You surely know Gilbert, or at least a version of him. Younger readers may only know him as the Aflac duck or as Iago the parrot from Disney’s Aladdin, but more seasoned entertainment junkies may recall any one of his numerous film roles, television appearances and unforgettable stand up routines. In more recent years he’s also become recognized as one of the filthiest comedians in the business, a title that would have shocked even him twenty years ago, as well as a father and husband. How those two things came to pass is where the film sets its focus, with an emphasis being placed on the man who has somehow found a way to keep his private life away from the prying eyes of the media. As a result we’re able to meet the Gottfried family as they wish to be introduced, and it is every bit as charming as one might expect.
But a story about a man you think you know living a life neither he nor you anticipated wouldn’t be all that fun if the exciting, unpredictable mad man you already loved was nowhere to be found. For every gentle moment between Gilbert and his family there is a joke pulled from recent or archived performances that is guaranteed to shock. This is probably the only film in existence, documentary or otherwise, to feature a touching tribute to someone’s deceased mother just minutes after an extended bit about the extant some would go to in order to perform oral sex on Catherine Zeta Jones. Such transitions are stark, but never difficult because Berkeley finds a way to make us accept the fact nothing is off limits, thus making us comfortable with expecting the unexpected.
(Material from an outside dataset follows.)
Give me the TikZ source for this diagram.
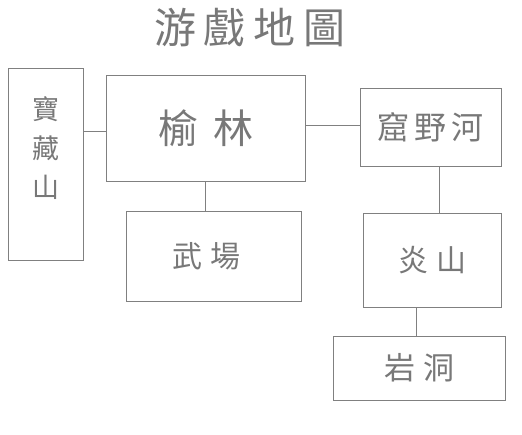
\documentclass[tikz,border=0pt]{standalone}
\usepackage{fontspec}
\newfontfamily\cjk{Noto Sans CJK TC}
\definecolor{linegray}{HTML}{808080}
\definecolor{txtgray}{HTML}{787878}
\begin{document}
\begin{tikzpicture}[x=1pt,y=-1pt,
  box/.style={draw=linegray,line width=1pt,inner sep=0pt,font=\cjk,text=txtgray},
  lbl/.style={inner sep=0pt,font=\cjk,text=txtgray},
  conn/.style={draw=linegray,line width=1pt}]
\useasboundingbox (0,0) rectangle (522,435);
\node[lbl,font=\cjk\fontsize{42}{42}\selectfont] (title) at (250,28) {游\hspace{8pt}戲\hspace{8pt}地\hspace{8pt}圖};
\node[box,minimum width=75pt,minimum height=191.7pt] (bao) at (45.8,164.2) {};
\node[lbl,font=\cjk\fontsize{27}{39}\selectfont,align=center] (baot) at (45.8,148) {寶\\藏\\山};
\node[box,minimum width=199pt,minimum height=106.4pt,font=\cjk\fontsize{40}{40}\selectfont] (yl) at (205.5,128.5) {榆\hspace{15pt}林};
\node[box,minimum width=141.3pt,minimum height=78.4pt,font=\cjk\fontsize{32}{32}\selectfont] (kuy) at (430.7,127.5) {窟\hspace{5pt}野\hspace{5pt}河};
\node[box,minimum width=175.3pt,minimum height=90pt,font=\cjk\fontsize{30}{30}\selectfont] (wc) at (213.7,256.3) {武\hspace{8pt}場\hspace*{14pt}};
\node[box,minimum width=138pt,minimum height=94pt,font=\cjk\fontsize{30}{30}\selectfont] (ys) at (432.3,260.3) {炎\hspace{8pt}山};
\node[box,minimum width=172pt,minimum height=63.7pt,font=\cjk\fontsize{31}{31}\selectfont] (yd) at (419.3,368.2) {岩\hspace{8pt}洞};
\draw[conn] (bao.east |- 0,131.7) -- (yl.west |- 0,131.7);
\draw[conn] (yl.east |- 0,125.3) -- (kuy.west |- 0,125.3);
\draw[conn] (yl.south -| 205.3,0) -- (wc.north -| 205.3,0);
\draw[conn] (kuy.south -| 439.3,0) -- (ys.north -| 439.3,0);
\draw[conn] (ys.south -| 416,0) -- (yd.north -| 416,0);
\end{tikzpicture}
\end{document}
Documentaries about comedians tend to put their subject on pedestals, urging viewing to celebrate the genius of the comic and the ripples of brilliance they have inspired. Gilbert no doubt allows for several notable comedians to share their adoration of Gilbert Gottfried’s work, but the true purpose of the film has little to do with further celebrating a long praised comedian and much more with understanding what makes him tick. Berkeley carefully examines the dichotomy of Gottfried’s life on stage and off, as well as the many motivating factors that lead him to this point and continue to influence him to this day. Some are heartbreaking, while others are inspiring, and through it all Gottfried remains utterly unique.
The fact Gilbert manages to balance such extremes in a poignant, often moving way helps emphasize the beauty of Gottfried’s own existence. As the film retraces his bold, early days in comedy we learn of an individual who at the age of just fifteen began pouring everything he had into his craft, so much so that he himself would call it an addiction, as well as the stress that came with success. We learn Gottfried has remained close to his family since day one, but never saw himself becoming a father until presented with the news by his wife, Dara. Her presence in the film serves as a portal into the life Gottfried never knew he was working toward, as well as the way her presence – and that of their children – has impacted not only his view of the world, but of himself.
Gilbert is one of the best documentaries of this or any year in recent memory. In a world filled with ever so slight variations of stereotypes and tired tropes there is something refreshing about learning a few true originals still exist. There is and only ever will be one Gilbert Gottfried, and thanks to Neil Berkeley’s work with this absolutely enchanting film his fittingly unexpected journey will be inspiring people from all walks of life to live more on their own terms for years to come.
This film was screened as part of the 2017 Traverse City Film Festival.